Given material
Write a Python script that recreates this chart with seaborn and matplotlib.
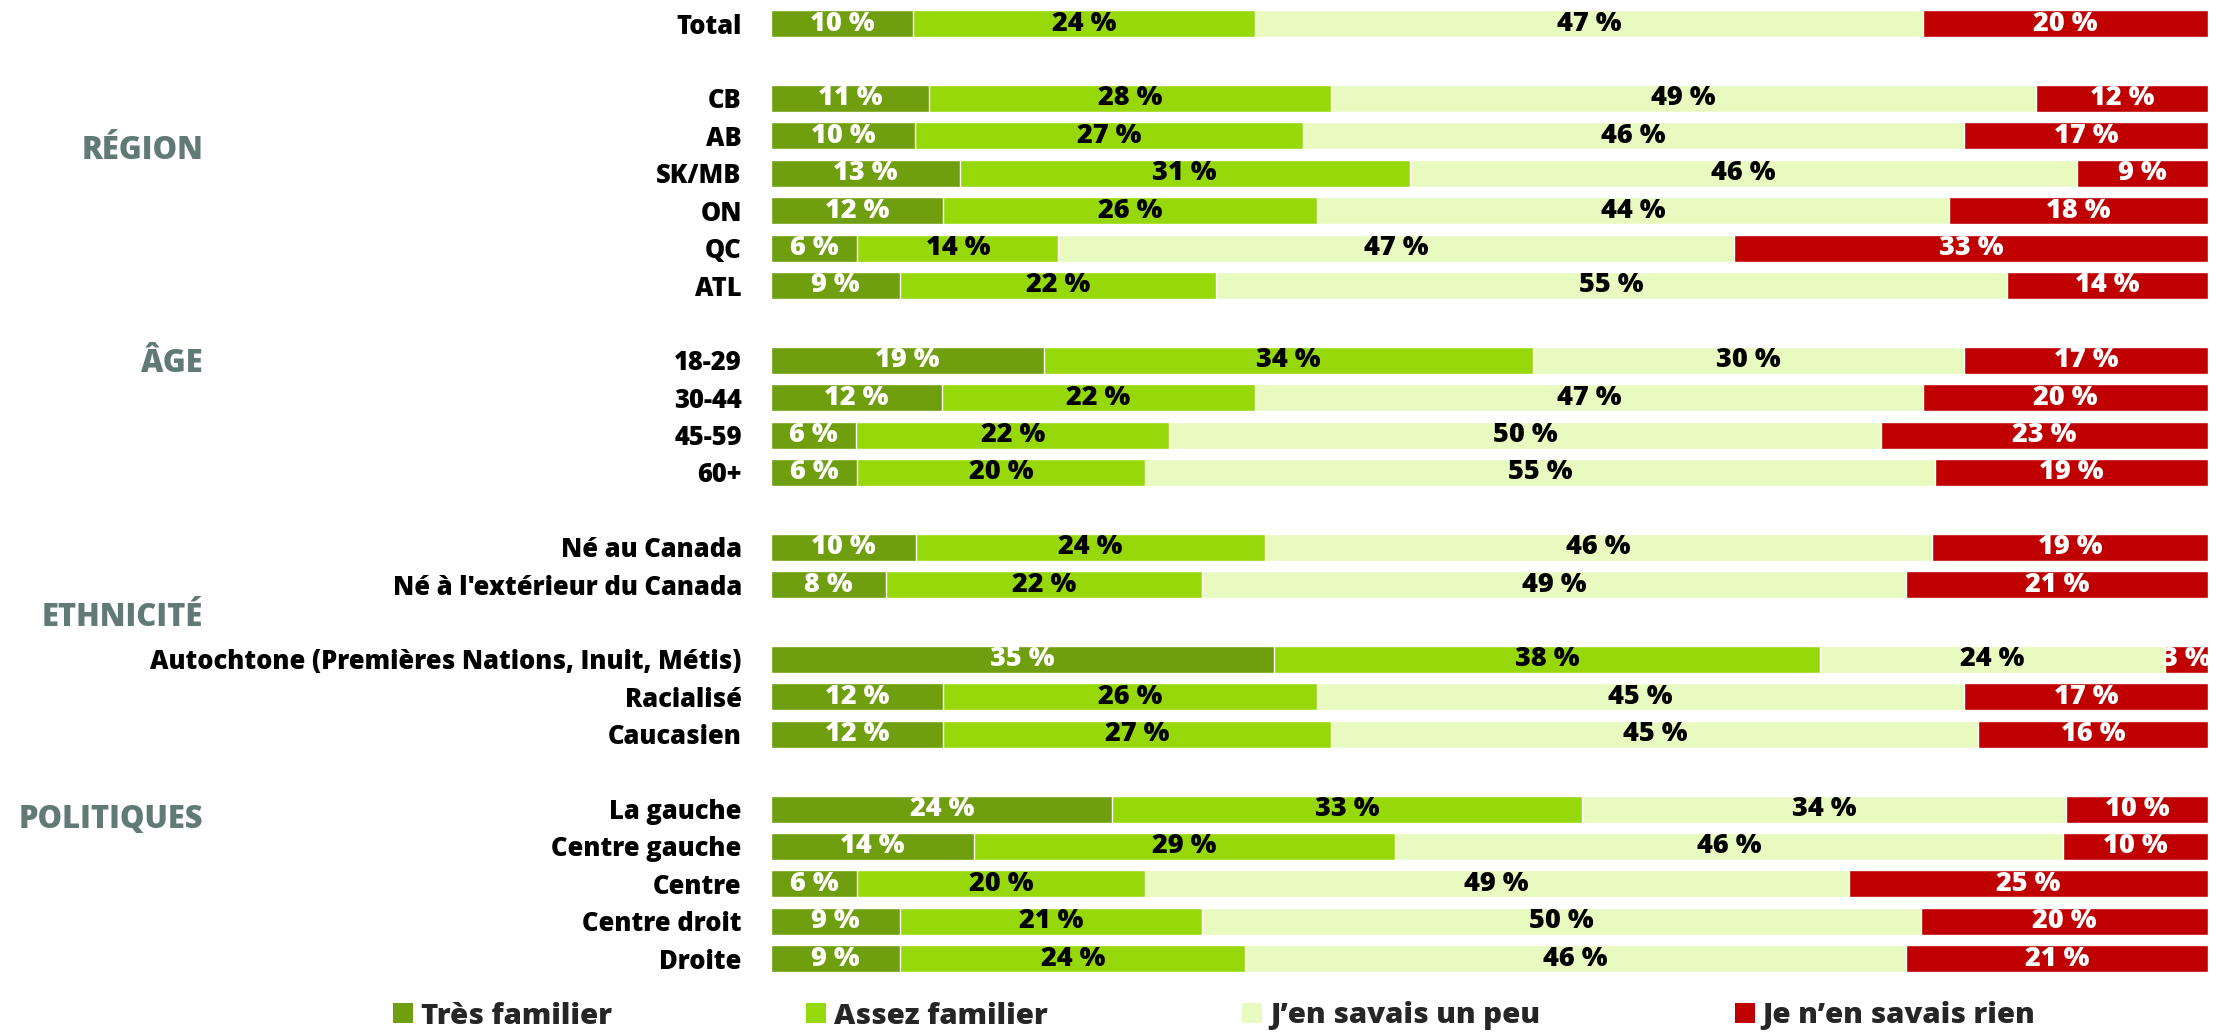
import pandas as pd
import seaborn as sns
from matplotlib import pyplot as plt
from matplotlib.patches import Patch
from matplotlib.transforms import blended_transform_factory

# categories, top to bottom
categories = ["Total", "CB", "AB", "SK/MB", "ON", "QC", "ATL",
              "18-29", "30-44", "45-59", "60+",
              "Né au Canada", "Né à l'extérieur du Canada",
              "Autochtone (Premières Nations, Inuit, Métis)", "Racialisé", "Caucasien",
              "La gauche", "Centre gauche", "Centre", "Centre droit", "Droite"]
tres_familier = [10, 11, 10, 13, 12, 6, 9, 19, 12, 6, 6, 10, 8, 35, 12, 12, 24, 14, 6, 9, 9]
assez_familier = [24, 28, 27, 31, 26, 14, 22, 34, 22, 22, 20, 24, 22, 38, 26, 27, 33, 29, 20, 21, 24]
un_peu = [47, 49, 46, 46, 44, 47, 55, 30, 47, 50, 55, 46, 49, 24, 45, 45, 34, 46, 49, 50, 46]
rien = [20, 12, 17, 9, 18, 33, 14, 17, 20, 23, 19, 19, 21, 3, 17, 16, 10, 10, 25, 20, 21]

levels = ["Très familier", "Assez familier", "J’en savais un peu", "Je n’en savais rien"]
colors = ["#6f9e0e", "#96d80a", "#e8fac0", "#c00000"]
text_colors = ["white", "black", "black", "white"]

groups = ["RÉGION", "ÂGE", "ETHNICITÉ", "POLITIQUES"]

# row order with blank spacer rows between groups
order = ["Total", " ",
         "CB", "AB", "SK/MB", "ON", "QC", "ATL", "  ",
         "18-29", "30-44", "45-59", "60+", "   ",
         "Né au Canada", "Né à l'extérieur du Canada", "    ",
         "Autochtone (Premières Nations, Inuit, Métis)", "Racialisé", "Caucasien", "     ",
         "La gauche", "Centre gauche", "Centre", "Centre droit", "Droite"]
group_rows = [3.4, 9.1, 15.9, 21.3]

df = pd.DataFrame({"row": categories,
                   levels[0]: tres_familier,
                   levels[1]: assez_familier,
                   levels[2]: un_peu,
                   levels[3]: rien})
shares = df[levels].div(df[levels].sum(axis=1), axis=0) * 100
cum = shares.cumsum(axis=1)

sns.set_theme(style="white")
plt.rcParams["font.family"] = ["Open Sans", "DejaVu Sans"]
WEIGHT = 800

W, H = 2223, 1034
fig = plt.figure(figsize=(W / 100, H / 100), dpi=100)
ax = fig.add_axes([771 / W, 1 - 977.4 / H, 1437 / W, 972.4 / H])

# stacked bars: draw cumulative totals from the longest down
for lvl, col in reversed(list(zip(levels, colors))):
    sns.barplot(x=cum[lvl], y=df["row"], order=order, orient="h", color=col,
                saturation=1, width=0.72, errorbar=None, ax=ax)

for i, name in enumerate(df["row"]):
    ypos = order.index(name)
    for lvl, tc in zip(levels, text_colors):
        w = shares.loc[i, lvl]
        left = cum.loc[i, lvl] - w
        ax.text(left + w / 2, ypos, f"{df.loc[i, lvl]} %", ha="center", va="center",
                color=tc, fontsize=19.5, fontweight=WEIGHT, clip_on=True)

ax.set_xlim(0, 100)
ax.set_ylim(len(order) - 0.5, -0.5)
ax.set_xticks([])
ax.set_xlabel("")
ax.set_ylabel("")
ax.tick_params(axis="y", length=0, pad=21, labelsize=18.4)
for lab in ax.get_yticklabels():
    lab.set_fontweight(WEIGHT)
    lab.set_color("black")
sns.despine(ax=ax, left=True, bottom=True)

tr = blended_transform_factory(fig.transFigure, ax.transData)
for g, r in zip(groups, group_rows):
    ax.text(203 / W, r, g, transform=tr, ha="right", va="center",
            fontsize=22.2, fontweight=WEIGHT, color="#617a76")

handles = [Patch(facecolor=c, edgecolor="none") for c in colors]
fig.legend(handles, levels, loc="center left", bbox_to_anchor=(393 / W, 1 - 1016 / H),
           ncol=4, frameon=False, prop={"size": 21.2, "weight": WEIGHT},
           handlelength=0.68, handleheight=0.68, handletextpad=0.27,
           columnspacing=6.6, borderpad=0, borderaxespad=0)

fig.savefig("out.png", dpi=100)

Stated exercise
Pictures are excluded: retype only the lines from the beginning of the listing above through the line with "from matplotlib.transforms import", both included.

Task output
Write a Python script that recreates this chart with seaborn and matplotlib.
import pandas as pd
import seaborn as sns
from matplotlib import pyplot as plt
from matplotlib.patches import Patch
from matplotlib.transforms import blended_transform_factory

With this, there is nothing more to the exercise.